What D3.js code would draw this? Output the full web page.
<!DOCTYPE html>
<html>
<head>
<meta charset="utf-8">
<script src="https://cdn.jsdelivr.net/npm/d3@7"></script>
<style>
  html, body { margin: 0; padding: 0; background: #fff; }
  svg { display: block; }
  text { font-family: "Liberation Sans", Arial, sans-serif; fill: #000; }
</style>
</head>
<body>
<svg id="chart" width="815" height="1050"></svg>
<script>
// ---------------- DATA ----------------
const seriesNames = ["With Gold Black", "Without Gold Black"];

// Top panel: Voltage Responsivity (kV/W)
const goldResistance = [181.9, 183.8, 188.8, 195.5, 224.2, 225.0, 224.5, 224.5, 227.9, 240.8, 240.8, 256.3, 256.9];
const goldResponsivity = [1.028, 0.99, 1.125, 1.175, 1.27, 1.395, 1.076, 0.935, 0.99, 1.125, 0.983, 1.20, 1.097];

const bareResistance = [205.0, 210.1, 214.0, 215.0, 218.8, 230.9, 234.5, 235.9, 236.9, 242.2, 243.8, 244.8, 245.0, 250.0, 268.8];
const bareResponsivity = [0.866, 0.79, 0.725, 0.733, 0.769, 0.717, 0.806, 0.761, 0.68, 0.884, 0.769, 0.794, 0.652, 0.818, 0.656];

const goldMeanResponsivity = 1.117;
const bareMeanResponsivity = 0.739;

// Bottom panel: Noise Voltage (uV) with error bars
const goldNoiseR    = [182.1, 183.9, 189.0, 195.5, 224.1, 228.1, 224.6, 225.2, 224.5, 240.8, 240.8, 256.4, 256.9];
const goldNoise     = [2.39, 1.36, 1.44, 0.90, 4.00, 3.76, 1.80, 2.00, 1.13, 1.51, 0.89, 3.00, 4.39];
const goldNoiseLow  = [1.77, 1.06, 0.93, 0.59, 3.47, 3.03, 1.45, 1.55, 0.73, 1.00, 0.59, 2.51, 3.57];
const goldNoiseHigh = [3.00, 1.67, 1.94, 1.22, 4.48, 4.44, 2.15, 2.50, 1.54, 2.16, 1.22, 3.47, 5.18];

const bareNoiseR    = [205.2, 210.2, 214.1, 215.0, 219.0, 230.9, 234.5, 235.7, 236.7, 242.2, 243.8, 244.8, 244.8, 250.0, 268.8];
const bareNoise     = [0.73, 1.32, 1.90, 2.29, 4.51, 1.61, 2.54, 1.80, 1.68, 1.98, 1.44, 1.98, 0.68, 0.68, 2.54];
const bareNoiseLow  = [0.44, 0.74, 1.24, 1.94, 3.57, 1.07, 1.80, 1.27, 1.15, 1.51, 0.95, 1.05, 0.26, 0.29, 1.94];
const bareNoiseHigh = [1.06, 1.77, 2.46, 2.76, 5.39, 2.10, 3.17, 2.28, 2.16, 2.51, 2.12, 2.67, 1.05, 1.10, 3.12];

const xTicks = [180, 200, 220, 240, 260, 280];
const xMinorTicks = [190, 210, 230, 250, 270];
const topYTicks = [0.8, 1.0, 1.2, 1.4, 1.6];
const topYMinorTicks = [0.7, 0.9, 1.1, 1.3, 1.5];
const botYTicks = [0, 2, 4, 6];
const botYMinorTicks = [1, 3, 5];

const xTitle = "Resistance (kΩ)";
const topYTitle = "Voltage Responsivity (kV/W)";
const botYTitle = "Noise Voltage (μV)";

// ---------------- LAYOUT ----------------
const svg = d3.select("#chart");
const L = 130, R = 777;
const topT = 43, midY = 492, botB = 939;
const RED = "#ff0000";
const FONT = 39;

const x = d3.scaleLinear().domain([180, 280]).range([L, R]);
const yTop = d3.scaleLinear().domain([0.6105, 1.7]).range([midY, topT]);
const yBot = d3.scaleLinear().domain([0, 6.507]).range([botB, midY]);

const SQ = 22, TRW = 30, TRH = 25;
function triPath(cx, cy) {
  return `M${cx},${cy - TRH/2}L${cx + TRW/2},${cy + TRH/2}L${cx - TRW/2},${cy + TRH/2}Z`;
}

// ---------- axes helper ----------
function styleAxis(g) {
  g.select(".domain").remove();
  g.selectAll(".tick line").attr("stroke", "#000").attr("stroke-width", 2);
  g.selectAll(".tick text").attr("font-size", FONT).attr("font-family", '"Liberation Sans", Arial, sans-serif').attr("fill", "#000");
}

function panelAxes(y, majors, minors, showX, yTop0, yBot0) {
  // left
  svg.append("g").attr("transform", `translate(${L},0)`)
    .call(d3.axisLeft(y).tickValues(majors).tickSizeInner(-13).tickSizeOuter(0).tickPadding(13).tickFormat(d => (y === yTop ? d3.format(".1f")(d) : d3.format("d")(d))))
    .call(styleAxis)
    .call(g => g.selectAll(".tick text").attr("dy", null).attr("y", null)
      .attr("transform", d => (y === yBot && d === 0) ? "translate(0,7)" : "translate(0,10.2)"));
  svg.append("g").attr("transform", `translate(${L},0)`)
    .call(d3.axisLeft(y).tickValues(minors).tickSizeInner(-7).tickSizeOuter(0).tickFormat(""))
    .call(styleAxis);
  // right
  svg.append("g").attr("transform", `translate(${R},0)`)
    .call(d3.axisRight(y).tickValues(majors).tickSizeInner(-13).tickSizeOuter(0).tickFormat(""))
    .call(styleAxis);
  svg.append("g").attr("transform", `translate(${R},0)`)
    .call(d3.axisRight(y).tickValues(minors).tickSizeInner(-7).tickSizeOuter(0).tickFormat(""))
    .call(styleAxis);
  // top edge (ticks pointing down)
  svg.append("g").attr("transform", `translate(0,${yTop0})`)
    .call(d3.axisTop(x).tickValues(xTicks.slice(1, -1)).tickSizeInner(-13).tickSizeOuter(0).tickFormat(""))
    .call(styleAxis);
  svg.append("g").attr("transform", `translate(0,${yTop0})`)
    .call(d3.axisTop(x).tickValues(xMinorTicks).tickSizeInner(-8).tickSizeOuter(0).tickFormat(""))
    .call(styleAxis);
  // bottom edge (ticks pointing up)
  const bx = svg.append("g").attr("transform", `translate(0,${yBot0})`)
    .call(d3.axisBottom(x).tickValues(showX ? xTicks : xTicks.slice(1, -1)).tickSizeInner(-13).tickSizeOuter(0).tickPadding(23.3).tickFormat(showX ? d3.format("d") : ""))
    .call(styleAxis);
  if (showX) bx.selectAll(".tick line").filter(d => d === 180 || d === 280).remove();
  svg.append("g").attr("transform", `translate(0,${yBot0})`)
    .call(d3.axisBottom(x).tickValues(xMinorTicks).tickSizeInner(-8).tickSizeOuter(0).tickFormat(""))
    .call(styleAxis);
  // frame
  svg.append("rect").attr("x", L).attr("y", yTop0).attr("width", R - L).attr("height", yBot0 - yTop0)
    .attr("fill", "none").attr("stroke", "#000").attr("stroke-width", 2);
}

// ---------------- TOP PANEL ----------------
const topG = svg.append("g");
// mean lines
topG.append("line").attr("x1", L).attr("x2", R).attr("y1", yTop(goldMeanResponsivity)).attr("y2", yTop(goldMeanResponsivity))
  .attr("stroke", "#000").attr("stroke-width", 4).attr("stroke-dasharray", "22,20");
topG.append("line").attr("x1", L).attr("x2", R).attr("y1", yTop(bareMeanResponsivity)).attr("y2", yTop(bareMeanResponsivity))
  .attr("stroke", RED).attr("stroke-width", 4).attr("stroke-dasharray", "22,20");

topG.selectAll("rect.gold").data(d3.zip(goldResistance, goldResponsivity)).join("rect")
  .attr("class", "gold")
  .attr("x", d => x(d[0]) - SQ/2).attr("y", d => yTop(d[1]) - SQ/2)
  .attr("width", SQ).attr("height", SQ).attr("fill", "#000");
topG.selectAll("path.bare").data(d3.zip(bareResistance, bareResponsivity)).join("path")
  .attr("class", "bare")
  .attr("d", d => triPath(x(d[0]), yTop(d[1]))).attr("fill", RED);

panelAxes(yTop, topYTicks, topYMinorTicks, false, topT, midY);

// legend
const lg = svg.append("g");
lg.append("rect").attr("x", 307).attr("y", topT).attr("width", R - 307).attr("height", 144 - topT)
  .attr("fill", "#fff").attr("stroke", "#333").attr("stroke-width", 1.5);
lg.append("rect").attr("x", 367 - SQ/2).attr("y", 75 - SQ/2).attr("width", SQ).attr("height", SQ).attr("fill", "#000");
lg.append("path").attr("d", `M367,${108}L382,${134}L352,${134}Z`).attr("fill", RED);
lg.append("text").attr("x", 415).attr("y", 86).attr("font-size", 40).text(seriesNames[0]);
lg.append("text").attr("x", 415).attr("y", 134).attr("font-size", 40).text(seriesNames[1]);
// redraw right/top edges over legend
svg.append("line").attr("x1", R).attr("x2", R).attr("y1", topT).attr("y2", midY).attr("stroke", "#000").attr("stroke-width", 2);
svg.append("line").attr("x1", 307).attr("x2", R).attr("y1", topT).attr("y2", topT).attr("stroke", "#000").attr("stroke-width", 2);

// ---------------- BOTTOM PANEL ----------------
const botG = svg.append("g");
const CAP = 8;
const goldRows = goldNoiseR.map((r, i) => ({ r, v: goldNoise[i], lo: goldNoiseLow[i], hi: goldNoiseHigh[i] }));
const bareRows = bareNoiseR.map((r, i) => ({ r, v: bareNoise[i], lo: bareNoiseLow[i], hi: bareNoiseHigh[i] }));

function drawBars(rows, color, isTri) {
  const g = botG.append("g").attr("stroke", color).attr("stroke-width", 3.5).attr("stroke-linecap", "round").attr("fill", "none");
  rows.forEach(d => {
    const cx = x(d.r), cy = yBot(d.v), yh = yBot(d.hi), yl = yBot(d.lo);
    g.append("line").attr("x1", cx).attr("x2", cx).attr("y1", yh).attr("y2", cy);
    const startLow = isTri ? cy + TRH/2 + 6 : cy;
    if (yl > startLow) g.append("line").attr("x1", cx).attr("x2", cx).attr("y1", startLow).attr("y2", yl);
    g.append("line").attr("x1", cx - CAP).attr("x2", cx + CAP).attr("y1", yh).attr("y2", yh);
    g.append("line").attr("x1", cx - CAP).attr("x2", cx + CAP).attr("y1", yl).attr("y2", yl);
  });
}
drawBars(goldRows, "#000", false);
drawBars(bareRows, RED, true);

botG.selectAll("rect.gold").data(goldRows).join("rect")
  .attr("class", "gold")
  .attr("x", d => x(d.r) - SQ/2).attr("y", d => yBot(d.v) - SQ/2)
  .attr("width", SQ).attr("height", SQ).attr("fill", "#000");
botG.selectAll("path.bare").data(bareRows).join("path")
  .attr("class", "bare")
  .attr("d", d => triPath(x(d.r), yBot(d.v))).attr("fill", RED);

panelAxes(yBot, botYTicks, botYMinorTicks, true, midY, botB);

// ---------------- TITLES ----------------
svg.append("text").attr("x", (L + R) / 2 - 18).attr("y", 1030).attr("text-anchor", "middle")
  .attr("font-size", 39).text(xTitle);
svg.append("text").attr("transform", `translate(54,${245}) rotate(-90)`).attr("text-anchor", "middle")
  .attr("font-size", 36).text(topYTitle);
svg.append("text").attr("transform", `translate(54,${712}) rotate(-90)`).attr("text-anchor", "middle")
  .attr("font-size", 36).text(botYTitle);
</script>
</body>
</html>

=-=-=-=-=

= TO BE DONE =
Restate the first line and every line after it, word for word, stopping once the line with "const bareMeanResponsivity = 0.739;" is done.

= RIGHT ANSWER =
What D3.js code would draw this? Output the full web page.
<!DOCTYPE html>
<html>
<head>
<meta charset="utf-8">
<script src="https://cdn.jsdelivr.net/npm/d3@7"></script>
<style>
  html, body { margin: 0; padding: 0; background: #fff; }
  svg { display: block; }
  text { font-family: "Liberation Sans", Arial, sans-serif; fill: #000; }
</style>
</head>
<body>
<svg id="chart" width="815" height="1050"></svg>
<script>
// ---------------- DATA ----------------
const seriesNames = ["With Gold Black", "Without Gold Black"];

// Top panel: Voltage Responsivity (kV/W)
const goldResistance = [181.9, 183.8, 188.8, 195.5, 224.2, 225.0, 224.5, 224.5, 227.9, 240.8, 240.8, 256.3, 256.9];
const goldResponsivity = [1.028, 0.99, 1.125, 1.175, 1.27, 1.395, 1.076, 0.935, 0.99, 1.125, 0.983, 1.20, 1.097];

const bareResistance = [205.0, 210.1, 214.0, 215.0, 218.8, 230.9, 234.5, 235.9, 236.9, 242.2, 243.8, 244.8, 245.0, 250.0, 268.8];
const bareResponsivity = [0.866, 0.79, 0.725, 0.733, 0.769, 0.717, 0.806, 0.761, 0.68, 0.884, 0.769, 0.794, 0.652, 0.818, 0.656];

const goldMeanResponsivity = 1.117;
const bareMeanResponsivity = 0.739;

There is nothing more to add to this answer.